THE EXERCISE
Find the lines with the string "matplotlib" and return them.

***

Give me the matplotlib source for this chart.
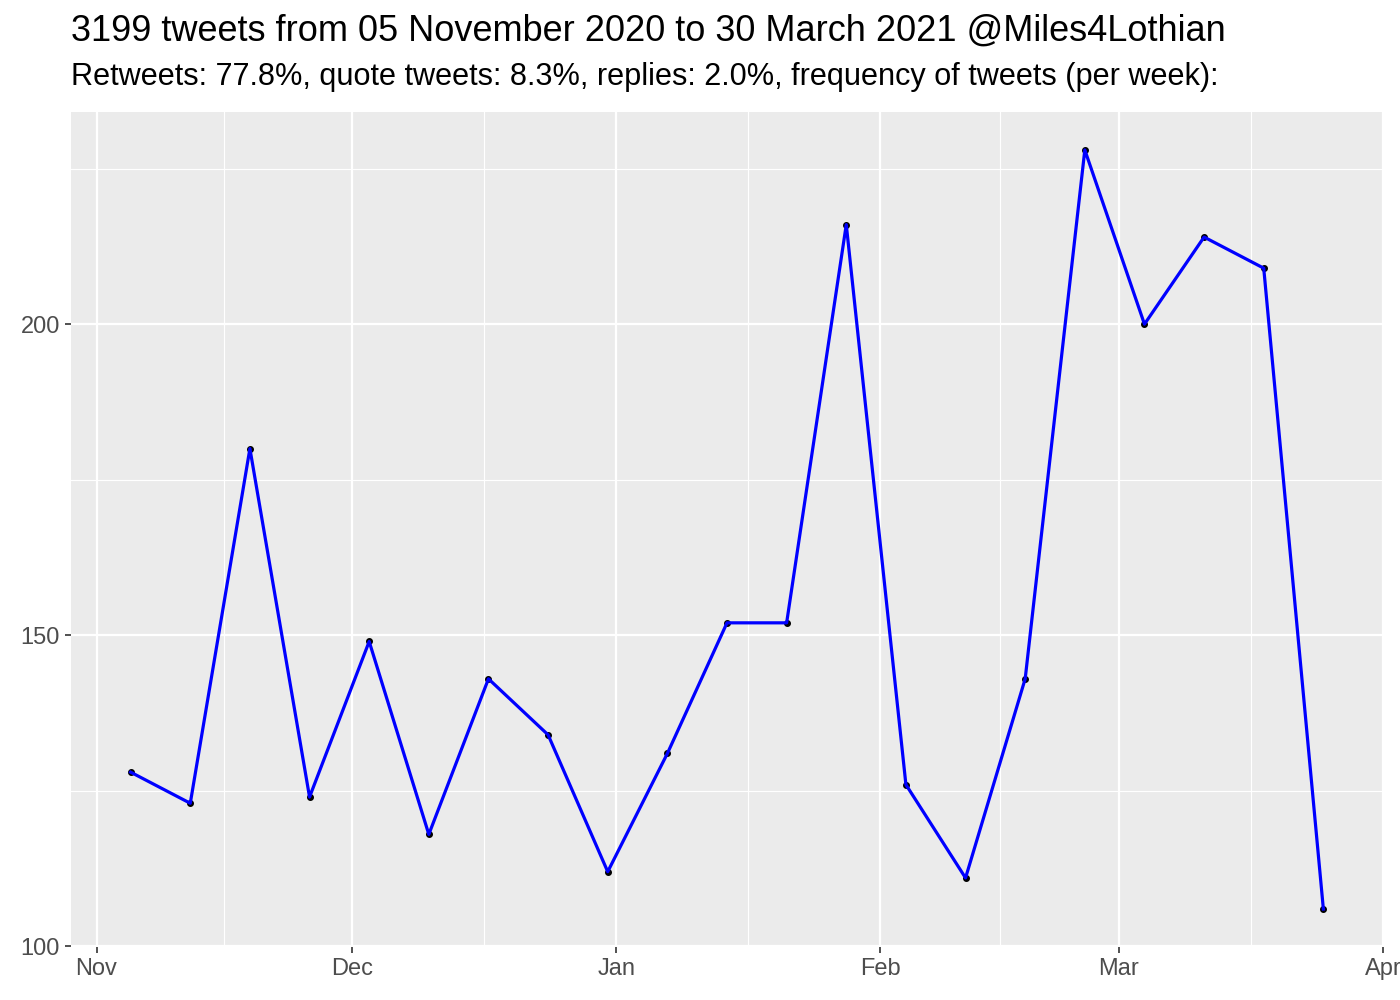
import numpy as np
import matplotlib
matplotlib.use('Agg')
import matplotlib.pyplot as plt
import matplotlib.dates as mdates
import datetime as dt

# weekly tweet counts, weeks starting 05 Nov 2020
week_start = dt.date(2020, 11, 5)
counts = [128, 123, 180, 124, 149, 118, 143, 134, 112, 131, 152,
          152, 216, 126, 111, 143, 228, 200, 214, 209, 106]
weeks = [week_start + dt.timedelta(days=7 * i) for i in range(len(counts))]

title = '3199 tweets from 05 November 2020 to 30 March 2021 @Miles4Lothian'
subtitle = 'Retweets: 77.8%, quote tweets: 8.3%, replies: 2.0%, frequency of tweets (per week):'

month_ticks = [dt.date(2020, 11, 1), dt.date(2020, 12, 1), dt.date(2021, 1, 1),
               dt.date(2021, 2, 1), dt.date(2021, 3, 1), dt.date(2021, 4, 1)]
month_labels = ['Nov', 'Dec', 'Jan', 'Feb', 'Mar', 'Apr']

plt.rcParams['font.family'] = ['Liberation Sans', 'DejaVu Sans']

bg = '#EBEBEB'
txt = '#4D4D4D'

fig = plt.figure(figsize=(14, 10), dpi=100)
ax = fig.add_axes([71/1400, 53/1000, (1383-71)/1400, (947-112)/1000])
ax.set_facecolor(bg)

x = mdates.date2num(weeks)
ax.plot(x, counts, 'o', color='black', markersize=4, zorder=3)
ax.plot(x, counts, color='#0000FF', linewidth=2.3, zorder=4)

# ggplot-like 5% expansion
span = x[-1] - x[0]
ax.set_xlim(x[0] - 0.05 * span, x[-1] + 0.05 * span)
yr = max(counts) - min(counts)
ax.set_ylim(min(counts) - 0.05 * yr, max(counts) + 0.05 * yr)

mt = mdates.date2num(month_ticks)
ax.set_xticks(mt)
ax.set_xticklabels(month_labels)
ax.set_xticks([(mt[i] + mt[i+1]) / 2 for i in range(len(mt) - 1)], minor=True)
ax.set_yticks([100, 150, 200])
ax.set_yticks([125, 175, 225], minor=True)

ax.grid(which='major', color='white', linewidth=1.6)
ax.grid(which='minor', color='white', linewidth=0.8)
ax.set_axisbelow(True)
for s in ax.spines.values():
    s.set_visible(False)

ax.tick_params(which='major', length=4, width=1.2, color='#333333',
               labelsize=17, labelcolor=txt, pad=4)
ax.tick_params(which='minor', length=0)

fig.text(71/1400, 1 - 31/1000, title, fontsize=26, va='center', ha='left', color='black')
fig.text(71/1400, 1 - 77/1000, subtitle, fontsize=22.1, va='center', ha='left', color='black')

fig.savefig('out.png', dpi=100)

***

TASK SOLUTION
Give me the matplotlib source for this chart.
import matplotlib
matplotlib.use('Agg')
import matplotlib.pyplot as plt
import matplotlib.dates as mdates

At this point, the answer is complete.